## WHAT THE EXERCISE ASKS
Take the line containing "Rebuild this diagram", the line containing "(36,283) -- (36,310)", and all lines between them, and transcribe them exactly. Leave out pictures.
+ + +
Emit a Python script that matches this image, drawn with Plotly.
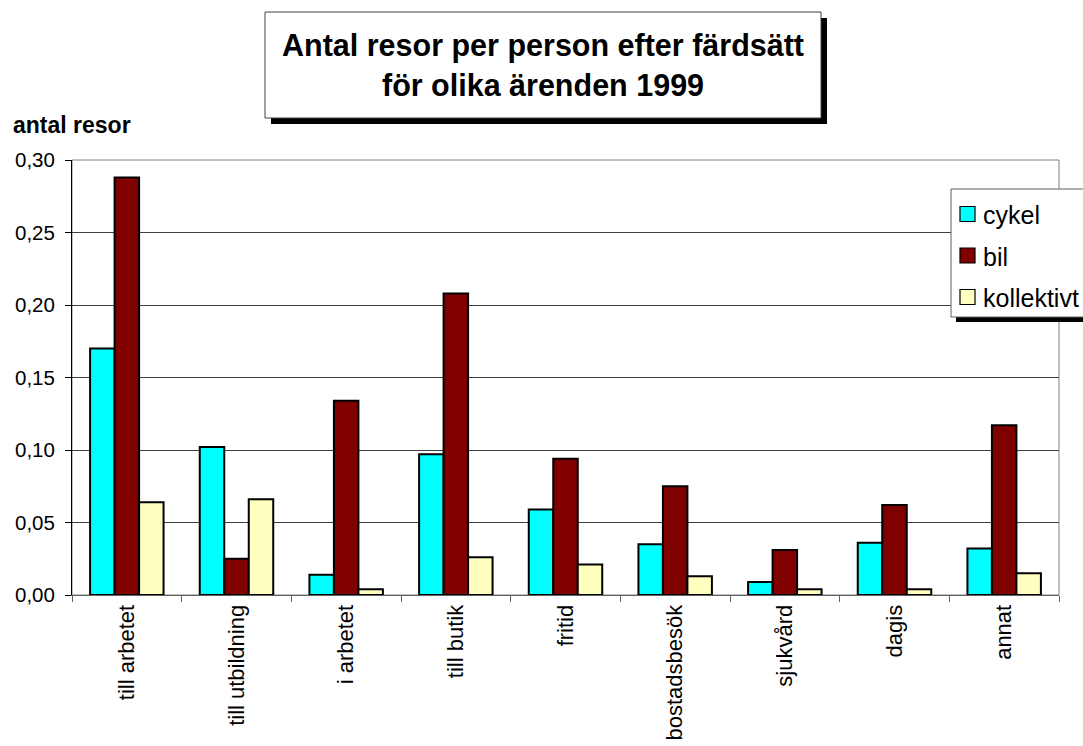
import plotly.graph_objects as go

# Trip purposes (x categories)
categories = ["till arbetet", "till utbildning", "i arbetet", "till butik", "fritid",
              "bostadsbesök", "sjukvård", "dagis", "annat"]

# Trips per person by mode of transport
cykel = [0.170, 0.102, 0.014, 0.097, 0.059, 0.035, 0.009, 0.036, 0.032]
bil = [0.288, 0.025, 0.134, 0.208, 0.094, 0.075, 0.031, 0.062, 0.117]
kollektivt = [0.064, 0.066, 0.004, 0.026, 0.021, 0.013, 0.004, 0.004, 0.015]

series_names = ["cykel", "bil", "kollektivt"]
series_colors = ["#00FFFF", "#800000", "#FFFFC0"]

y_tick_values = [0.0, 0.05, 0.10, 0.15, 0.20, 0.25, 0.30]
y_tick_labels = ["0,00", "0,05", "0,10", "0,15", "0,20", "0,25", "0,30"]

title_lines = ["Antal resor per person efter färdsätt", "för olika ärenden 1999"]
y_title = "antal resor"

FONT = "Liberation Sans, Arial, sans-serif"
W, H = 1083, 746
ML, MR, MT, MB = 72, 24, 160, 151
PW, PH = W - ML - MR, H - MT - MB


def px(x):
    return (x - ML) / PW


def py(y):
    return (H - MB - y) / PH


fig = go.Figure()
for name, vals, col in zip(series_names, [cykel, bil, kollektivt], series_colors):
    fig.add_trace(go.Bar(
        x=categories, y=vals, name=name,
        marker=dict(color=col, line=dict(color="black", width=2)),
    ))

shapes = []
# plot-area frame
shapes.append(dict(type="rect", xref="paper", yref="paper", x0=0, x1=1, y0=0, y1=1,
                   line=dict(color="#808080", width=1), layer="below"))

# title box with drop shadow
tb = dict(x0=265, x1=821, y0=12, y1=118)
sh = 6
shapes.append(dict(type="rect", xref="paper", yref="paper",
                   x0=px(tb["x0"] + sh), x1=px(tb["x1"] + sh),
                   y0=py(tb["y1"] + sh), y1=py(tb["y0"] + sh),
                   fillcolor="black", line=dict(width=0), layer="above"))
shapes.append(dict(type="rect", xref="paper", yref="paper",
                   x0=px(tb["x0"]), x1=px(tb["x1"]),
                   y0=py(tb["y1"]), y1=py(tb["y0"]),
                   fillcolor="white", line=dict(color="#404040", width=1), layer="above"))

# legend box with drop shadow
lb = dict(x0=951, x1=1100, y0=189, y1=317)
lsh = 5
shapes.append(dict(type="rect", xref="paper", yref="paper",
                   x0=px(lb["x0"] + lsh), x1=px(lb["x1"] + lsh),
                   y0=py(lb["y1"] + lsh), y1=py(lb["y0"] + lsh),
                   fillcolor="black", line=dict(width=0), layer="above"))
shapes.append(dict(type="rect", xref="paper", yref="paper",
                   x0=px(lb["x0"]), x1=px(lb["x1"]),
                   y0=py(lb["y1"]), y1=py(lb["y0"]),
                   fillcolor="white", line=dict(color="#606060", width=1), layer="above"))

annotations = []
item_centers = [214, 255.5, 297]
for name, col, cy in zip(series_names, series_colors, item_centers):
    shapes.append(dict(type="rect", xref="paper", yref="paper",
                       x0=px(960), x1=px(975), y0=py(cy + 7.5), y1=py(cy - 7.5),
                       fillcolor=col, line=dict(color="black", width=1.2), layer="above"))
    annotations.append(dict(xref="paper", yref="paper", x=px(981), y=py(cy + 1),
                            text=name, showarrow=False, xanchor="left", yanchor="middle",
                            font=dict(family=FONT, size=25, color="black")))

annotations.append(dict(xref="paper", yref="paper", x=px((tb["x0"] + tb["x1"]) / 2),
                        y=py((tb["y0"] + tb["y1"]) / 2),
                        text="<br>".join(title_lines), showarrow=False,
                        xanchor="center", yanchor="middle", align="center",
                        font=dict(family=FONT, size=30.5, color="black", weight="bold")))

annotations.append(dict(xref="paper", yref="paper", x=px(11), y=py(125),
                        text=y_title, showarrow=False, xanchor="left", yanchor="middle",
                        font=dict(family=FONT, size=23, color="black", weight="bold")))

fig.update_layout(
    width=W, height=H,
    margin=dict(l=ML, r=MR, t=MT, b=MB, pad=0, autoexpand=False),
    paper_bgcolor="white", plot_bgcolor="white",
    barmode="group", bargap=0.33, bargroupgap=0,
    showlegend=False,
    shapes=shapes, annotations=annotations,
    font=dict(family=FONT, color="black"),
    xaxis=dict(
        type="category", showgrid=False, automargin=False,
        showline=True, linecolor="#606060", linewidth=1,
        ticks="outside", tickson="boundaries", ticklen=6, tickcolor="#606060",
        tickangle=-90, tickfont=dict(family=FONT, size=22, color="black"),
    ),
    yaxis=dict(
        range=[0, 0.30], tickvals=y_tick_values, ticktext=y_tick_labels,
        automargin=False,
        showgrid=True, gridcolor="#404040", gridwidth=1,
        showline=True, linecolor="black", linewidth=1, zeroline=False,
        ticks="outside", ticklen=6, tickcolor="black", ticklabelstandoff=6,
        tickfont=dict(family=FONT, size=20.5, color="black"),
    ),
)

fig.write_html("out.html")
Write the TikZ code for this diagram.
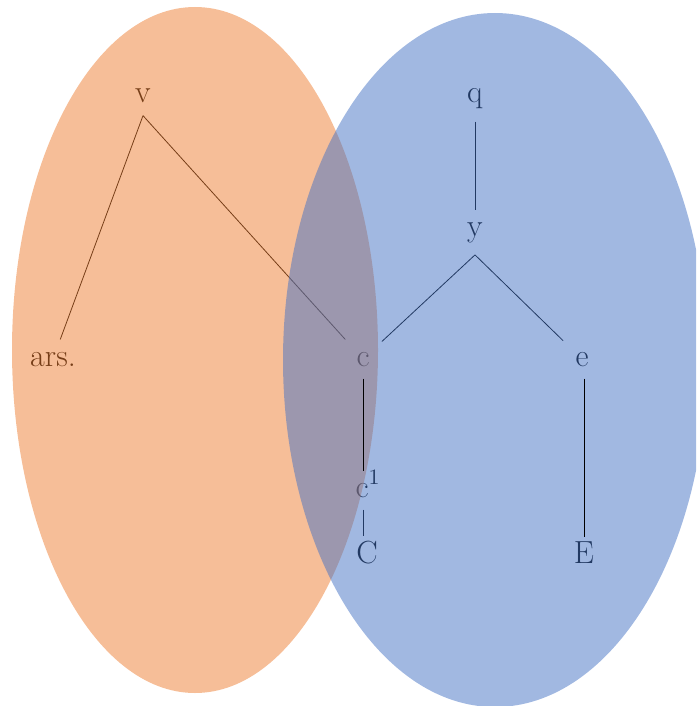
\documentclass[tikz,border=0pt]{standalone}
\definecolor{setorange}{HTML}{ED7D31}
\definecolor{setblue}{HTML}{4472C4}
\begin{document}
\begin{tikzpicture}[x=0.5pt,y=-0.5pt,
	word/.style={
		font=\fontsize{16}{19}\selectfont,
		inner sep=6pt,
		anchor=base},
	group/.style={
		fill opacity=0.5}]
	\clip [use as bounding box] (0,0) rectangle (696,706);
	\node [word] (v) at (143,103) {v};
	\node [word] (ars) at (53,366) {ars.};
	\node [word] (c) at (363,366) {c};
	\node [word,text height=7pt] (c1) at (368,497) {c$^1$};
	\node [word,inner ysep=2pt] (cc) at (367,563) {C};
	\node [word] (q) at (475,103) {q};
	\node [word] (y) at (475,236) {y};
	\node [word] (e) at (582,366) {e};
	\node [word,inner ysep=2pt] (ee) at (584,563) {E};
	\draw (v.south) edge (ars);
	\draw (v.south) edge (c);
	\draw (q.south) edge (y);
	\draw (y.south) edge (c);
	\draw (y.south) edge (e);
	\draw (c.south |- c1.south) edge (c.south |- cc.north);
	\fill [group, setorange] (195,350) ellipse [x radius=91.5pt, y radius=171.5pt];
	\fill [group, setblue] (495,360) ellipse [x radius=106pt, y radius=173.5pt];
	\draw (c.south) edge (c.south |- c1.north);
	\draw (e.south -| ee.north) edge (ee.north);
\end{tikzpicture}
\end{document}
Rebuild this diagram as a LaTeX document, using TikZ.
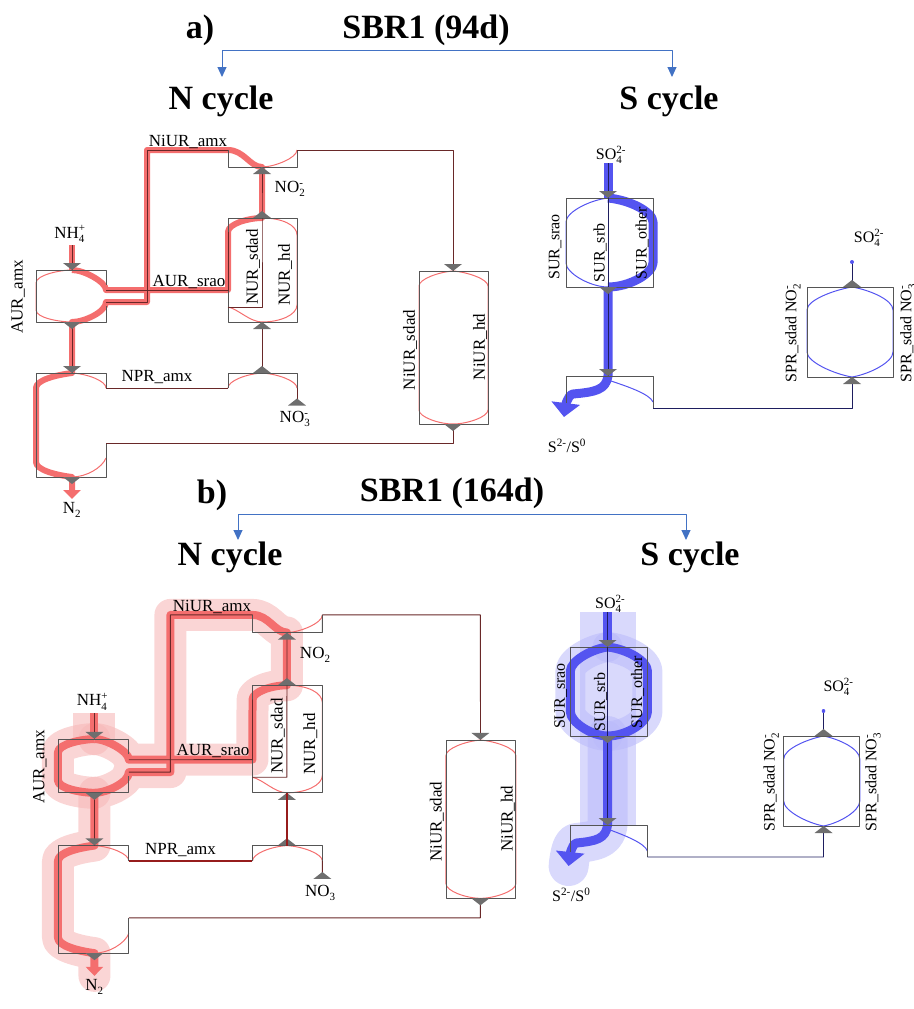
\documentclass[tikz,border=0pt]{standalone}
\usepackage{fontspec}
\setmainfont{Liberation Serif}
\usetikzlibrary{arrows.meta}

\definecolor{nred}{RGB}{244,110,110}
\definecolor{nline}{RGB}{105,40,40}
\definecolor{nhalo}{RGB}{247,185,185}
\definecolor{sblue}{RGB}{84,84,240}
\definecolor{sline}{RGB}{30,30,95}
\definecolor{shalo}{RGB}{185,185,250}
\definecolor{boxgray}{RGB}{85,85,85}
\definecolor{brblue}{RGB}{66,114,196}

\newcommand{\ionlbl}[3]{#1$_{\mbox{\fontsize{11}{11}\selectfont #2}}^{\mbox{\fontsize{11}{11}\selectfont #3}}$}

% N cycle: опорные точки (координаты панели a)
\newcommand{\Ncoords}{%
  \coordinate (nh4) at (72,245);
  \coordinate (aurT) at (72,270);
  \coordinate (aurB) at (72,322);
  \coordinate (aurR1) at (106,290);
  \coordinate (aurR2) at (106,302);
  \coordinate (amxL) at (228,150);
  \coordinate (amxB) at (262,167);
  \coordinate (amxR) at (297,150);
  \coordinate (nurT) at (262,218);
  \coordinate (nurL) at (228,232);
  \coordinate (nurB) at (262,322);
  \coordinate (nprT) at (262,373);
  \coordinate (no3) at (297,405);
  \coordinate (n2T) at (72,373);
  \coordinate (n2B) at (72,477);
  \coordinate (n2out) at (72,499);
  \coordinate (niT) at (453,271);
  \coordinate (niB) at (453,424);
}
\newcommand{\Nloop}{(aurT) .. controls +(12,0) and +(0,-8) .. (aurR1) -- (228,290) -- (nurL) .. controls +(0,-8) and +(-14,0) .. (nurT) -- (amxB) .. controls +(-12,0) and +(16,0) .. (amxL) -- (147,150) -- (147,302) -- (aurR2) .. controls +(0,10) and +(12,0) .. (aurB) -- (n2T) .. controls +(-16,2) and +(0,-8) .. (36,388) -- (36,462) .. controls +(0,8) and +(-16,-2) .. (n2B) -- (n2out)}
\newcommand{\Nlens}{(aurT) .. controls +(-12,0) and +(0,-8) .. (36,283) -- (36,310) .. controls +(0,8) and +(-12,0) .. (aurB)}

\newcommand{\Nskel}[1]{%
  \draw[nthin] \Nlens;
  \draw[nthin] (aurT) .. controls +(12,0) and +(0,-8) .. (aurR1);
  \draw[nthin] (aurR2) .. controls +(0,10) and +(12,0) .. (aurB);
  \draw[nthin] (amxB) .. controls +(12,0) and +(0,8) .. (amxR);
  \draw[nthin] (nurT) .. controls +(20,0) and +(0,-10) .. (297,235) -- (297,305) .. controls +(0,10) and +(18,0) .. (nurB);
  \draw[nthin] (228,307) .. controls +(10,2) and +(-12,0) .. (nurB);
  \draw[nthin] (228,388) .. controls +(0,-7) and +(-16,1) .. (nprT) .. controls +(16,1) and +(0,-7) .. (297,388);
  \draw[nthin] (n2T) .. controls +(16,1) and +(0,-7) .. (106,388);
  \draw[nthin] (106,458) .. controls +(-4,10) and +(14,0) .. (n2B);
  \draw[nthin] (niT) .. controls +(-14,1) and +(0,-7) .. (419,286) -- (419,410) .. controls +(0,7) and +(-14,0) .. (niB) .. controls +(14,0) and +(0,7) .. (488,410) -- (488,286) .. controls +(0,-7) and +(14,1) .. (niT);
  \draw[box] (106,285) -- (106,270) -- (36,270) -- (36,322) -- (106,322) -- (106,306); % AUR_amx
  \draw[box] (amxL) -- (228,167) -- (297,167) -- (amxR); % NiUR_amx
  \draw[box] (228,218) rectangle (297,322); % NUR
  \draw[box] (228,388) -- (228,373) -- (297,373) -- (297,390); % NPR
  \draw[box] (106,388) -- (106,373) -- (36,373) -- (36,477) -- (106,477) -- (106,443); % N2
  \draw[box] (419,271) rectangle (488,424); % NiUR
  \draw[nchan] (nh4) -- (aurT);
  \draw[nchan] (aurR1) -- (228,290) -- (nurL);
  \draw[nchan] (aurR2) -- (147,302) -- (147,150) -- (amxL);
  \draw[nchan] (amxB) -- (nurT) -- (262,307) -- (228,307);
  \draw[nchan] (amxR) -- (453,150) -- (niT);
  \draw[nchan] (niB) -- (453,443) -- (106,443);
  \draw[nchan] (nurB) -- (nprT);
  \draw[nchan] (106,388) -- (228,388);
  \draw[nchan] (297,388) -- (no3);
  \draw[nchan] (aurB) -- (n2T);
  \foreach \p in {(72,266.5),(72,325.5),(72,369.5),(72,480.5),(453,267.5),(453,427.5)} \pic at \p {mdn};
  \foreach \p in {(262,170.5),(262,214.5),(262,325.5),(262,369.5),(297,402)} \pic at \p {mup};
  \node[lbl] (tNiamx) at (188,142) {NiUR\_amx};
  \node[lbl] (tSrao) at (189,282) {AUR\_srao};
  \node[lbl] (tNpr) at (157,377) {NPR\_amx};
  \node[lbl, rotate=90] (tAur) at (18,297) {AUR\_amx};
  \node[lbl, rotate=90] (tNsdad) at (253,267) {NUR\_sdad};
  \node[lbl, rotate=90] (tNhd) at (285,275) {NUR\_hd};
  \node[lbl, rotate=90] (tNisdad) at (410,350) {NiUR\_sdad};
  \node[lbl, rotate=90] (tNihd) at (480,347) {NiUR\_hd};
  \node[lbl] (tNh4) at (70,234) {\ionlbl{NH}{4}{+}};
  \node[lbl] (tNo2) at (290,189) {\ionlbl{NO}{2}{#1}};
  \node[lbl] (tNo3) at (295,419) {\ionlbl{NO}{3}{#1}};
  \node[lbl] (tN2) at (72,510) {\ionlbl{N}{2}{}};
}

% S cycle
\newcommand{\Scoords}{%
  \coordinate (so4) at (608,163);
  \coordinate (surT) at (608,198);
  \coordinate (surB) at (608,287);
  \coordinate (outT) at (608,376);
  \coordinate (sout) at (564,417);
  \coordinate (sprT) at (852,287);
  \coordinate (sprB) at (852,377);
  \coordinate (sprTop) at (852,262);
}
\newcommand{\Sleft}{(surT) .. controls +(-18,2) and +(0,-10) .. (566,222) -- (566,263) .. controls +(0,10) and +(-18,0) .. (surB)}
\newcommand{\Sright}{(surT) .. controls +(22,2) and +(0,-10) .. (653,222) -- (653,263) .. controls +(0,10) and +(22,0) .. (surB)}
\newcommand{\Sdown}{(surB) -- (outT) .. controls +(-2,14) and +(22,-2) .. (573,394) .. controls +(-6,1) and +(1,-8) .. (sout)}

\newcommand{\Sskel}{%
  \draw[sthin] \Sleft;
  \draw[sthin] \Sright;
  \draw[sthin] (611,381) .. controls +(15,5) and +(-3,-8) .. (653,402);
  \draw[sthin] (sprT) .. controls +(-18,3) and +(0,-10) .. (807,310) -- (807,352) .. controls +(0,10) and +(-18,-3) .. (sprB) .. controls +(18,-3) and +(0,10) .. (893,352) -- (893,310) .. controls +(0,-10) and +(18,3) .. (sprT);
  \draw[box] (566,198) rectangle (653,287); % SUR
  \draw[box] (566,403) -- (566,376) -- (653,376) -- (653,408);
  \draw[box] (807,287) rectangle (893,377); % SPR
  \draw[schan] (so4) -- (outT);
  \draw[schan] (653,408) -- (852,408) -- (sprB);
  \draw[schan] (sprT) -- (sprTop);
  \fill[sblue] (sprTop) circle (2);
  \foreach \p in {(608,194.5),(608,290.5),(608,372.5)} \pic at \p {mdn};
  \foreach \p in {(852,380.5),(852,283.5)} \pic at \p {mup};
  \node[slbl] (tSo4) at (611,155) {\ionlbl{SO}{4}{2-}};
  \node[slbl, rotate=90] (tSurao) at (555,247) {SUR\_srao};
  \node[slbl, rotate=90] (tSusrb) at (600,253) {SUR\_srb};
  \node[slbl, rotate=90] (tSuoth) at (642,243) {SUR\_other};
  \node[slbl] (tSout) at (567,446) {S\textsuperscript{2-}/S\textsuperscript{0}};
  \node[slbl] (tSo4b) at (869,238) {\ionlbl{SO}{4}{2-}};
  \node[slbl, rotate=90] (tSpr2) at (793,333) {SPR\_sdad \ionlbl{NO}{2}{-}};
  \node[slbl, rotate=90] (tSpr3) at (908,333) {SPR\_sdad \ionlbl{NO}{3}{-}};
}

\begin{document}
\begin{tikzpicture}[x=1pt, y=-1pt, line join=round] % y вниз, как в пикселях
\tikzstyle{box} = [draw=boxgray, line width=0.9pt] % рамка блока
\tikzstyle{nthin} = [draw=nred, line width=1pt] % тонкий поток N
\tikzstyle{nchan} = [draw=nline, line width=0.9pt] % осевая линия N
\tikzstyle{nflow} = [draw=nred, line width=6pt] % толстый поток N
\tikzstyle{nglow} = [draw=nhalo, line width=32pt, opacity=0.6, line cap=round]
\tikzstyle{ntip} = [-{Triangle[width=17pt,length=9pt]}]
\tikzstyle{sthin} = [draw=sblue, line width=1pt]
\tikzstyle{schan} = [draw=sline, line width=0.9pt]
\tikzstyle{sflow} = [draw=sblue, line width=9pt]
\tikzstyle{sglow} = [draw=shalo, line width=30pt, opacity=0.55, line cap=round]
\tikzstyle{stip} = [-{Triangle[width=28pt,length=14pt]}]
\tikzstyle{lbl} = [font=\fontsize{17}{17}\selectfont, inner sep=0pt] % подписи
\tikzstyle{slbl} = [font=\fontsize{16}{16}\selectfont, inner sep=0pt]
\tikzstyle{hd} = [font=\bfseries\fontsize{34}{34}\selectfont, inner sep=0pt] % заголовки
\tikzstyle{brk} = [draw=brblue, line width=1pt, {Triangle[width=9pt,length=10pt]}-{Triangle[width=9pt,length=10pt]}]
\tikzset{mdn/.pic={\fill[boxgray!85] (-9,-3.5) -- (9,-3.5) -- (0,3.5) -- cycle;},
         mup/.pic={\fill[boxgray!85] (-9,3.5) -- (9,3.5) -- (0,-3.5) -- cycle;}}
\useasboundingbox (0,0) rectangle (913,1009);

% a) SBR1 (94d)
\node[hd] (tA) at (200,30) {a)};
\node[hd] (sbrA) at (426,30) {SBR1 (94d)};
\node[hd] (ncA) at (221,101) {N cycle};
\node[hd] (scA) at (669,101) {S cycle};
\coordinate (tipA1) at (222,77);
\coordinate (tipA2) at (672,77);
\draw[brk] (tipA1) -- ++(0,-27) -| (tipA2);

\begin{scope}[name prefix=a-] % N cycle, 94d
  \Ncoords
  \draw[nflow] (nh4) -- (aurT);
  \draw[nflow, ntip] \Nloop;
  \Nskel{-}
\end{scope}

\begin{scope}[name prefix=sa-] % S cycle, 94d
  \Scoords
  \draw[sflow] (so4) -- (surT);
  \draw[sflow] \Sright;
  \draw[sflow, stip] \Sdown;
  \Sskel
\end{scope}

% b) SBR1 (164d)
\node[hd] (tB) at (212,495) {b)};
\node[hd] (sbrB) at (452,493) {SBR1 (164d)};
\node[hd] (ncB) at (230,557) {N cycle};
\node[hd] (scB) at (690,557) {S cycle};
\coordinate (tipB1) at (238,540);
\coordinate (tipB2) at (686,540);
\draw[brk] (tipB1) -- ++(0,-26) -| (tipB2);

\begin{scope}[shift={(21.5,459.8)}, xscale=1.013, yscale=1.034, name prefix=b-] % N cycle, 164d
  \Ncoords
  \draw[nglow, line cap=butt, line width=42pt] (nh4) -- (aurT);
  \draw[nglow] \Nloop;
  \draw[nglow] \Nlens;
  \draw[nflow, line width=8pt] (nh4) -- (aurT);
  \draw[nflow, line width=8pt] \Nlens;
  \draw[nflow, line width=8pt, ntip] \Nloop;
  \Nskel{}
  \draw[nline!70!red, line width=1.8pt] (nurB) -- (nprT);
  \draw[nline!70!red, line width=1.8pt] (106,388) -- (228,388);
\end{scope}

\begin{scope}[shift={(69.5,449)}, xscale=0.885, name prefix=sb-] % S cycle, 164d
  \Scoords
  \draw[sglow, line cap=butt, line width=56pt] (so4) -- (outT);
  \draw[sglow] \Sleft;
  \draw[sglow] \Sright;
  \draw[sglow, line width=40pt] \Sdown;
  \draw[sflow] (so4) -- (surT);
  \draw[sflow] \Sleft;
  \draw[sflow] \Sright;
  \draw[sflow, stip] \Sdown;
  \Sskel
\end{scope}
\end{tikzpicture}
\end{document}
+ + +
## FULL OUTPUT
Rebuild this diagram as a LaTeX document, using TikZ.
\documentclass[tikz,border=0pt]{standalone}
\usepackage{fontspec}
\setmainfont{Liberation Serif}
\usetikzlibrary{arrows.meta}

\definecolor{nred}{RGB}{244,110,110}
\definecolor{nline}{RGB}{105,40,40}
\definecolor{nhalo}{RGB}{247,185,185}
\definecolor{sblue}{RGB}{84,84,240}
\definecolor{sline}{RGB}{30,30,95}
\definecolor{shalo}{RGB}{185,185,250}
\definecolor{boxgray}{RGB}{85,85,85}
\definecolor{brblue}{RGB}{66,114,196}

\newcommand{\ionlbl}[3]{#1$_{\mbox{\fontsize{11}{11}\selectfont #2}}^{\mbox{\fontsize{11}{11}\selectfont #3}}$}

% N cycle: опорные точки (координаты панели a)
\newcommand{\Ncoords}{%
  \coordinate (nh4) at (72,245);
  \coordinate (aurT) at (72,270);
  \coordinate (aurB) at (72,322);
  \coordinate (aurR1) at (106,290);
  \coordinate (aurR2) at (106,302);
  \coordinate (amxL) at (228,150);
  \coordinate (amxB) at (262,167);
  \coordinate (amxR) at (297,150);
  \coordinate (nurT) at (262,218);
  \coordinate (nurL) at (228,232);
  \coordinate (nurB) at (262,322);
  \coordinate (nprT) at (262,373);
  \coordinate (no3) at (297,405);
  \coordinate (n2T) at (72,373);
  \coordinate (n2B) at (72,477);
  \coordinate (n2out) at (72,499);
  \coordinate (niT) at (453,271);
  \coordinate (niB) at (453,424);
}
\newcommand{\Nloop}{(aurT) .. controls +(12,0) and +(0,-8) .. (aurR1) -- (228,290) -- (nurL) .. controls +(0,-8) and +(-14,0) .. (nurT) -- (amxB) .. controls +(-12,0) and +(16,0) .. (amxL) -- (147,150) -- (147,302) -- (aurR2) .. controls +(0,10) and +(12,0) .. (aurB) -- (n2T) .. controls +(-16,2) and +(0,-8) .. (36,388) -- (36,462) .. controls +(0,8) and +(-16,-2) .. (n2B) -- (n2out)}
\newcommand{\Nlens}{(aurT) .. controls +(-12,0) and +(0,-8) .. (36,283) -- (36,310) .. controls +(0,8) and +(-12,0) .. (aurB)}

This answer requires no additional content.